Things got too jammy a few times. Fleetwood’s drum solo during World Turning, as it has for decades, went on too long. And Campbell passed the vocal test during Oh Well, another Peter Green classic, but the prolonged, bluesy instrumental revived memories of jam-band incidents at the Wakarusa Festival

Nicks, still a rock-star heroine, delivered a few of the evening’s biggest and most memorable moments: Rhiannon, Gypsy and Landside, which never fails to turn a bustling arena crowd into a campfire sing-along choir.

They brought the first set to a rip-roaring close with four blockbusters: Monday Morning, which Finn handled with ease, as if he’d written it himself; You Make Loving Fun, another Christine McVie pop tart; Gold Dust Woman, which was appended by an instrumental jam that went on too long; and then, depending on your perspective, a moment of blasphemy or bliss: Finn and Nicks barnstorming through Go Your Own Way, the definitive Buckingham-Nicks breakup song.

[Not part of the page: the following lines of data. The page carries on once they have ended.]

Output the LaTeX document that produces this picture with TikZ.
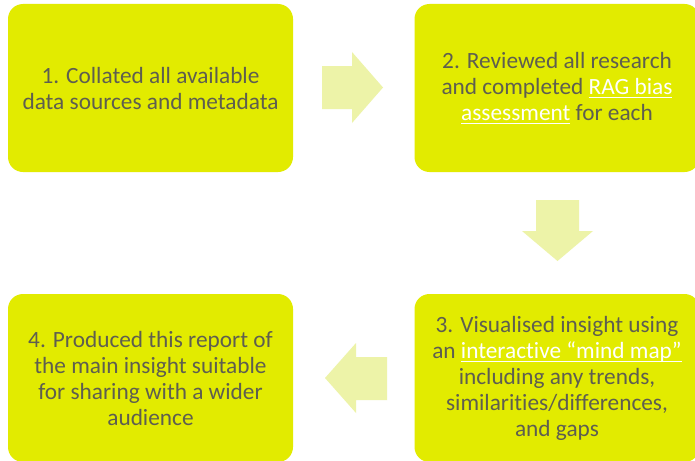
\documentclass[tikz,border=0pt]{standalone}
\usepackage{fontspec}
\setmainfont{Carlito}[Ligatures=NoCommon]
\definecolor{stagefill}{HTML}{E2EB00}
\definecolor{arrowfill}{HTML}{EDF3A8}
\definecolor{stagegrey}{HTML}{5E5E50}
\newcommand{\linktext}[1]{{\color{white}\setbox0\hbox{#1}\rlap{\rule[-4pt]{\wd0}{1.2pt}}\box0}}

\begin{document}
\begin{tikzpicture}[x=1pt,y=-1pt,
  stagebox/.style={fill=stagefill, rounded corners=15pt, inner sep=0pt,
    minimum width=285pt, minimum height=168pt, align=center,
    text=stagegrey, font=\fontsize{23.3}{26}\selectfont},
  flowarrow/.style={fill=arrowfill}]
\clip (0,0) rectangle (695,460);
\fill[white] (0,0) rectangle (695,460);
% the four stages
\node[stagebox] (collate) at (150.5,88) {1. Collated all available\\data sources and metadata};
\node[stagebox] (review) at (557,88) {2. Reviewed all research\\and completed \linktext{RAG bias}\\\linktext{assessment} for each};
\node[stagebox] (visual) at (557,378) {3. Visualised insight using\\an \linktext{interactive “mind map”}\\including any trends,\\similarities/differences,\\and gaps};
\node[stagebox] (report) at (150.5,378) {4. Produced this report of\\the main insight suitable\\for sharing with a wider\\audience};
% block arrows between stages
\fill[flowarrow] (322,66) -- ++(30,0) -- ++(0,-14) -- ++(31,35.5) -- ++(-31,35.5) -- ++(0,-14) -- ++(-30,0) -- cycle;
\fill[flowarrow] (536,200) -- ++(43,0) -- ++(0,31) -- ++(14,0) -- ++(-35.5,30) -- ++(-35.5,-30) -- ++(14,0) -- cycle;
\fill[flowarrow] (387,357) -- ++(-31,0) -- ++(0,-14) -- ++(-31,35) -- ++(31,35) -- ++(0,-13) -- ++(31,0) -- cycle;
\end{tikzpicture}
\end{document}
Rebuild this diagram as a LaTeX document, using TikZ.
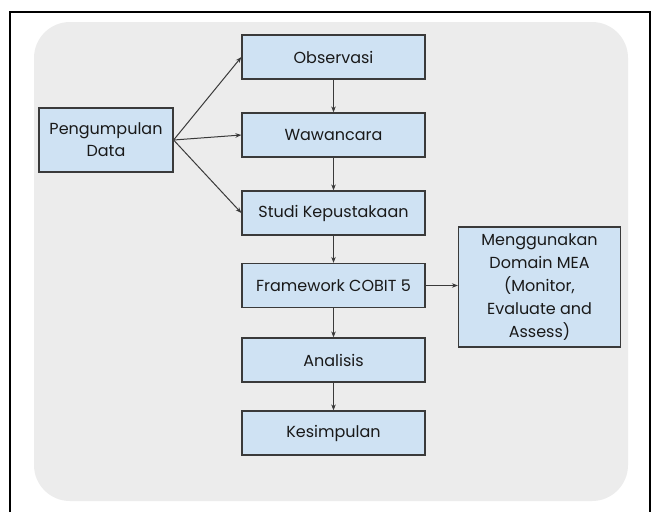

As emotional as that was, that was just a warm-up for what ensued. For the first encore, Nicks, stepped up and sang one of Petty’s biggest hits, Free Fallin’. As the crowd roared back the chorus, the video screen behind the band broadcast portraits of Petty with Campbell, other Heartbreakers and Nicks. So bittersweet.

They followed that with another Rumors blockbuster, Don’t Stop, which could easily be interpreted as a missive to Buckingham’s absence: Yesterday’s gone; don’t you look back.

There was no misinterpreting the closer, however: a lesser-known Christine McVie song from the Timealbum that she performed with Nicks called All Over Again. It’s an elegy for a fractured romance, a declaration that all was over, but there were no regrets: “I have to let you go” but “in spite of the heartaches … I’d do it all over again.”

It ended the evening perfectly. For amid all the prevailing joy and warm reconnections to longtime favorite songs, there was also in the air a wistful sense that something profound was missing, but life was moving on.

SETLIST

The Chain; Little Lies; Dreams; Second Hand News; Say You Love Me; Black Magic Woman; Everywhere; I Got You; Rhiannon; Tell Me All The Things You Do; World Turning; Gypsy; Oh Well; Don’t Dream It’s Over; Landslide; Isn’t It Midnight; Monday Morning; You Make Loving Fun; Gold Dust Woman; Go Your Own Way. Encore: Free Fallin’; Don’t Stop; All Over Again.